--- COLLECTED DATA ---

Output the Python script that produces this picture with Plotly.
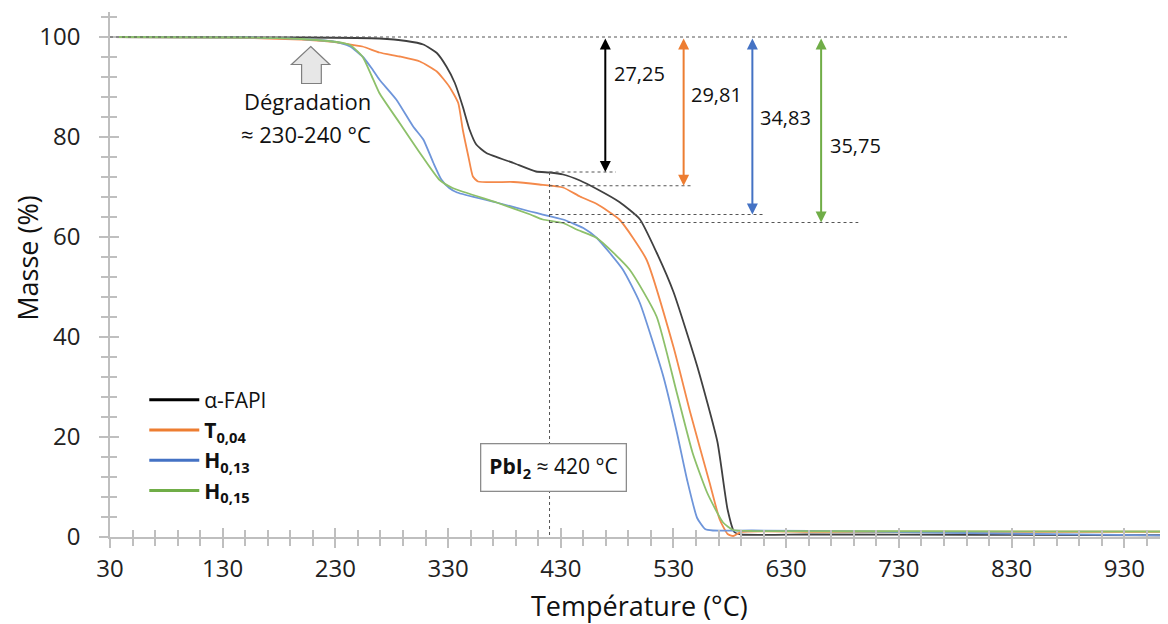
import plotly.graph_objects as go

# ---------------- data ----------------
temp_fapi = [30, 200, 269, 293, 308, 320, 328.5, 336, 343, 349, 355, 364, 388, 408, 420, 432, 447, 462, 482, 500, 515, 530, 551, 569, 578, 584, 590, 650, 800, 968]
mass_fapi = [100, 99.9, 99.7, 99.2, 98.5, 96.8, 94.1, 90.8, 86.1, 81.5, 78.5, 76.8, 74.8, 73.1, 72.9, 72.5, 71.3, 69.6, 67.0, 63.6, 56.9, 49, 34.2, 19, 5.5, 1.0, 0.5, 0.5, 0.45, 0.35]

temp_t004 = [30, 130, 200, 225, 254, 269, 287, 305, 320, 331, 339, 343, 348, 352, 356.5, 388, 411, 432, 447, 462, 482, 506, 530, 545, 562, 571, 578, 583, 590, 650, 800, 968]
mass_t004 = [100, 99.9, 99.5, 99.1, 98.1, 96.9, 96.1, 95.1, 93.1, 90.1, 86.8, 81.5, 76.1, 72.1, 71.1, 71.0, 70.5, 69.9, 68.1, 66.6, 63.5, 55.5, 38, 24.8, 10.9, 3.5, 0.6, 0.2, 1.0, 1.05, 1.05, 1.05]

temp_h013 = [30, 150, 200, 231, 243, 254, 262, 269, 284, 299, 308, 317, 324, 331, 338, 373, 403, 414, 432, 450, 462, 485, 500, 521, 533, 542, 551, 558, 565, 600, 700, 850, 968]
mass_h013 = [100, 99.9, 99.6, 99.0, 98.1, 96.1, 93.8, 91.5, 87.5, 82.1, 79.5, 74.8, 71.5, 69.8, 68.9, 66.9, 65.1, 64.5, 63.5, 61.8, 59.8, 53.5, 46.9, 32.1, 20.9, 11.5, 3.8, 1.6, 1.3, 1.3, 1.1, 0.6, 0.3]

temp_h015 = [30, 150, 200, 231, 243, 254, 262, 269, 287, 305, 322, 334, 373, 403, 414, 432, 444, 462, 491, 515, 533, 547, 560, 574, 583, 600, 750, 968]
mass_h015 = [100, 99.9, 99.6, 99.0, 98.4, 96.1, 92.3, 88.8, 82.8, 76.8, 71.5, 69.8, 66.9, 64.5, 63.5, 62.8, 61.5, 59.8, 53.5, 44.1, 28.8, 16.8, 8.8, 2.9, 1.4, 1.2, 1.15, 1.1]

series_names = ["α-FAPI", "<b>T<sub>0,04</sub></b>", "<b>H<sub>0,13</sub></b>", "<b>H<sub>0,15</sub></b>"]
series_colors = ["#404040", "#F4894A", "#6E95DA", "#8DC06A"]
legend_colors = ["#000000", "#ED7D31", "#4472C4", "#70AD47"]
arrow_colors = ["#000000", "#ED7D31", "#4472C4", "#70AD47"]

# mass-loss annotations
loss_labels = ["27,25", "29,81", "34,83", "35,75"]
loss_levels = [73.0, 70.25, 64.5, 62.9]      # plateau levels (dashed lines)
arrow_temps = [469.5, 539, 600, 661]         # x position of double arrows
line_ends = [479, 545.5, 609, 694]           # end of plateau dashed lines
label_temps = [475, 543.5, 605, 667]
label_mass = [92.7, 88.5, 83.9, 78.3]

pbi2_temp = 420
top_line_end = 880

x_ticks = [30, 130, 230, 330, 430, 530, 630, 730, 830, 930]
y_ticks = [0, 20, 40, 60, 80, 100]

FONT = "Open Sans"
AX = "#BFBFBF"

fig = go.Figure()
all_t = [temp_fapi, temp_t004, temp_h013, temp_h015]
all_m = [mass_fapi, mass_t004, mass_h013, mass_h015]
for t, m, col in zip(all_t, all_m, series_colors):
    fig.add_trace(go.Scatter(x=t, y=m, mode="lines", showlegend=False,
                             line=dict(color=col, width=1.8, shape="spline", smoothing=0.5)))
# legend entries (thicker legend lines, as in the reference)
for name, col in zip(series_names, legend_colors):
    fig.add_trace(go.Scatter(x=[None], y=[None], mode="lines", name=name,
                             line=dict(color=col, width=3)))

# invisible trace to carry the overlay axes (inner half of crossing ticks)
fig.add_trace(go.Scatter(x=temp_fapi[:1], y=mass_fapi[:1], xaxis="x2", yaxis="y2",
                         mode="markers", marker=dict(opacity=0), showlegend=False, hoverinfo="skip"))

xr = [30, 968.8]
yr = [0, 105]

common_x = dict(range=xr, tickmode="array", tickvals=x_ticks, showgrid=False, zeroline=False,
                ticklen=9, tickwidth=1.5, tickcolor=AX, automargin=False)
common_y = dict(range=yr, tickmode="array", tickvals=y_ticks, showgrid=False, zeroline=False,
                ticklen=9, tickwidth=1.5, tickcolor=AX, automargin=False)

# the page body adds an 8 px offset, so the figure is 8 px smaller than the window
fig.update_layout(
    width=1160, height=616,
    margin=dict(l=102, r=0, t=4, b=87),
    paper_bgcolor="white", plot_bgcolor="white",
    font=dict(family=FONT, color="#222222"),
    xaxis=dict(**common_x, ticks="outside", showline=True, linecolor=AX, linewidth=1.5,
               tickfont=dict(size=24, family=FONT, color="#222"),
               minor=dict(dtick=20, tick0=30, ticks="outside", ticklen=7, tickwidth=1.5, tickcolor=AX)),
    xaxis2=dict(**common_x, ticks="inside", overlaying="x", showticklabels=False, showline=False,
                minor=dict(dtick=20, tick0=30, ticks="inside", ticklen=7, tickwidth=1.5, tickcolor=AX)),
    yaxis=dict(**common_y, ticks="outside", showline=True, linecolor=AX, linewidth=1.5,
               tickfont=dict(size=24, family=FONT, color="#222"), ticklabelstandoff=14,
               minor=dict(dtick=4, ticks="outside", ticklen=7, tickwidth=1.5, tickcolor=AX)),
    yaxis2=dict(**common_y, ticks="inside", overlaying="y", showticklabels=False, showline=False,
                minor=dict(dtick=4, ticks="inside", ticklen=7, tickwidth=1.5, tickcolor=AX)),
    legend=dict(x=0.0324, y=0.300, xanchor="left", yanchor="top", bgcolor="rgba(0,0,0,0)",
                font=dict(size=21, family=FONT, color="#111"), tracegroupgap=0, itemwidth=50),
    showlegend=True,
)

DASH = dict(color="#555555", width=1, dash="dot")
# top 100 % reference line
fig.add_shape(type="line", x0=temp_fapi[0], x1=top_line_end, y0=mass_fapi[0], y1=mass_fapi[0], line=DASH)
# plateau reference lines
for lvl, xe in zip(loss_levels, line_ends):
    fig.add_shape(type="line", x0=pbi2_temp, x1=xe, y0=lvl, y1=lvl, line=DASH)
# vertical PbI2 line
fig.add_shape(type="line", x0=pbi2_temp, x1=pbi2_temp, y0=loss_levels[0], y1=-1.6, line=DASH)

# double arrows + labels
for xa, lvl, col, lab, lt, lm in zip(arrow_temps, loss_levels, arrow_colors, loss_labels, label_temps, label_mass):
    fig.add_annotation(x=xa, y=lvl, ax=xa, ay=100, xref="x", yref="y", axref="x", ayref="y",
                       text="", showarrow=True, arrowhead=2, arrowside="end+start",
                       arrowsize=1.1, arrowwidth=2, arrowcolor=col, standoff=0, startstandoff=0)
    fig.add_annotation(x=lt, y=lm, xref="x", yref="y", text=lab, showarrow=False, xanchor="left",
                       font=dict(size=20, family=FONT, color="#111"))

# degradation block arrow
fig.add_shape(type="path",
              path="M 208.1 98.1 L 225 94.5 L 217.5 94.5 L 217.5 90.7 L 200 90.7 L 200 94.5 L 191 94.5 Z",
              fillcolor="#E7E7E7", line=dict(color="#7F7F7F", width=1.2))
fig.add_annotation(x=263, y=87.2, xref="x", yref="y", text="Dégradation", showarrow=False,
                   xanchor="right", font=dict(size=22, family=FONT, color="#111"))
fig.add_annotation(x=263, y=80.6, xref="x", yref="y", text="≈ 230-240 °C", showarrow=False,
                   xanchor="right", font=dict(size=22, family=FONT, color="#111"))

# PbI2 box
fig.add_annotation(x=pbi2_temp + 3.5, y=13.9, xref="x", yref="y",
                   text="<b>PbI<sub>2</sub></b> ≈ 420 °C", showarrow=False,
                   font=dict(size=21, family=FONT, color="#111"),
                   bordercolor="#8C8C8C", borderwidth=1.3, borderpad=8, bgcolor="white")

# axis titles
fig.add_annotation(x=0.5, y=-0.131, xref="paper", yref="paper", text="Température (°C)",
                   showarrow=False, font=dict(size=27, family=FONT, color="#111"), yanchor="middle")
fig.add_annotation(x=-0.0775, y=0.530, xref="paper", yref="paper", text="Masse (%)", textangle=-90,
                   showarrow=False, font=dict(size=27, family=FONT, color="#111"), xanchor="center")

fig.write_html("out.html")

---

§ **REQUIRED TASK**
From the first line above down to the line with "import plotly.graph_objects as go", reproduce every line and no others, omitting pictures.

§ **ANSWER TO THE TASK**
Output the Python script that produces this picture with Plotly.
import plotly.graph_objects as go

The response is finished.